Cliff Floyd’s power numbers have slowed down. Could this be the beginning of a reality dose for Floyd and Mets fans? He’s maintaining his .290ish average, but those HRs and RBIs disappeared last week. In his last ten games, he only has a single HR and just two RBIs. But that’s the way Floyd’s season has gone. It’s feast or famine with this hitter, and he’s likely to keep up the same trend for a while.
Jason Jennings showed he’s got the goods to be a special pitcher in the Bigs, even while pitching in Colorado. Coming off a tough no-decision against the St. Louis Cardinals when he pitched six solid innings of two-hit ball, Jennings led the Rockies to a 1-0 victory at Coors against San Diego. Yes, a 1-0 victory at Coors. He only struck out one hitter, but he pitched seven strong innings. Jay Witasick and Brian Fuentes closed the game out for the collective shutout.

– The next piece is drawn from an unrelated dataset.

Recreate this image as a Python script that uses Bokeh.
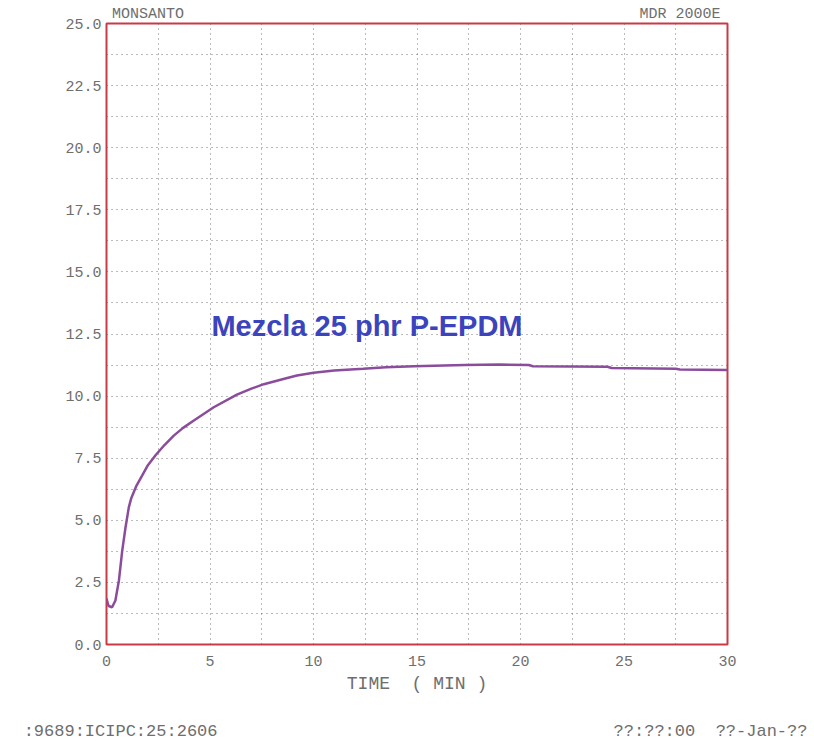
from bokeh.plotting import figure
from bokeh.models import Range1d, FixedTicker, PrintfTickFormatter, Label, LinearAxis
from bokeh.embed import file_html
from bokeh.resources import INLINE

# Cure curve data (time in min, torque)
time_min = [0, 0.1, 0.27, 0.43, 0.6, 0.76, 0.92, 1.08, 1.2, 1.45, 1.72, 2.0, 2.37, 2.8,
            3.25, 3.7, 4.22, 5.18, 6.3, 7.0, 7.6, 8.5, 9.2, 10.0, 11.0, 12.4, 13.5,
            14.85, 17.3, 19.0, 20.4, 20.6, 24.2, 24.4, 27.5, 27.7, 30]
torque = [1.85, 1.55, 1.5, 1.77, 2.58, 3.78, 4.72, 5.53, 5.9, 6.4, 6.8, 7.22, 7.62, 8.03,
          8.41, 8.72, 9.02, 9.55, 10.06, 10.3, 10.48, 10.68, 10.83, 10.94, 11.03, 11.1,
          11.16, 11.2, 11.25, 11.27, 11.25, 11.2, 11.18, 11.13, 11.1, 11.07, 11.05]

x_ticks = [0, 5, 10, 15, 20, 25, 30]
y_ticks = [0, 2.5, 5, 7.5, 10, 12.5, 15, 17.5, 20, 22.5, 25]
x_grid = [2.5, 5, 7.5, 10, 12.5, 15, 17.5, 20, 22.5, 25, 27.5]
y_grid = [1.25 * i for i in range(1, 20)]

header_texts = {2.0: "MONSANTO", 27.7: "MDR 2000E"}
footer_texts = {0.68: ":9689:ICIPC:25:2606", 29.18: "??:??:00\u00a0\u00a0??-Jan-??"}

FONT = "Liberation Mono"
GRAY = "#6e6e6e"

p = figure(width=814, height=743, output_backend="svg", toolbar_location=None,
           x_range=Range1d(0, 30), y_range=Range1d(0, 25),
           min_border_left=106, min_border_right=87, min_border_top=23,
           min_border_bottom=99)
p.background_fill_color = "white"
p.border_fill_color = "white"
p.outline_line_color = "#c83a44"
p.outline_line_width = 2
p.outline_line_alpha = 1.0

p.xaxis.ticker = FixedTicker(ticks=x_ticks)
p.yaxis.ticker = FixedTicker(ticks=y_ticks)
p.yaxis.formatter = PrintfTickFormatter(format="%.1f")


def style_axis(ax, size="15px"):
    ax.axis_line_color = None
    ax.major_tick_line_color = None
    ax.minor_tick_line_color = None
    ax.major_tick_in = 0
    ax.major_tick_out = 0
    ax.major_label_text_font = FONT
    ax.major_label_text_font_size = size
    ax.major_label_text_color = GRAY


for ax in (p.xaxis[0], p.yaxis[0]):
    style_axis(ax)
p.yaxis.major_label_standoff = 5
p.xaxis.major_label_standoff = 11
p.xaxis.axis_label = "TIME\u00a0\u00a0( MIN )"
p.xaxis.axis_label_text_font = FONT
p.xaxis.axis_label_text_font_style = "normal"
p.xaxis.axis_label_text_font_size = "18px"
p.xaxis.axis_label_text_color = GRAY
p.xaxis.axis_label_standoff = 5

top_axis = LinearAxis(ticker=FixedTicker(ticks=list(header_texts.keys())),
                      major_label_overrides=header_texts)
style_axis(top_axis, "15px")
top_axis.major_label_standoff = 1
p.add_layout(top_axis, "above")

bottom_axis = LinearAxis(ticker=FixedTicker(ticks=list(footer_texts.keys())),
                         major_label_overrides=footer_texts)
style_axis(bottom_axis, "17px")
bottom_axis.major_label_standoff = 25
p.add_layout(bottom_axis, "below")

p.xgrid.ticker = FixedTicker(ticks=x_grid)
p.ygrid.ticker = FixedTicker(ticks=y_grid)
for g in (p.xgrid, p.ygrid):
    g.grid_line_color = "#555555"
    g.grid_line_dash = "1 4"
    g.grid_line_width = 1
    g.grid_line_alpha = 0.8

p.line(time_min, torque, line_color="#8b4c9c", line_width=2.5)

p.add_layout(Label(x=5.07, y=12.84, text="Mezcla 25 phr P-EPDM",
                   text_font="Liberation Sans", text_font_style="bold",
                   text_font_size="29px", text_color="#3b44bd",
                   text_baseline="alphabetic", text_align="left"))

open("out.html", "w").write(file_html(p, INLINE))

Brian Giles is starting to see the ball better. Courtesy of eight walks in his last four games, Giles now has 71 on the season. He’s starting to drive the ball better too. If there is any meaning to this surge in walks this season, and especially as of late, Giles could be gearing up for a huge second half. It might not be in line with his monster seasons in Pittsburgh, but it could be much more productive than the first three months of the season.
There’s hope for all, no matter what the situation. Anything can and will happen in the second half of the season. And it starts today!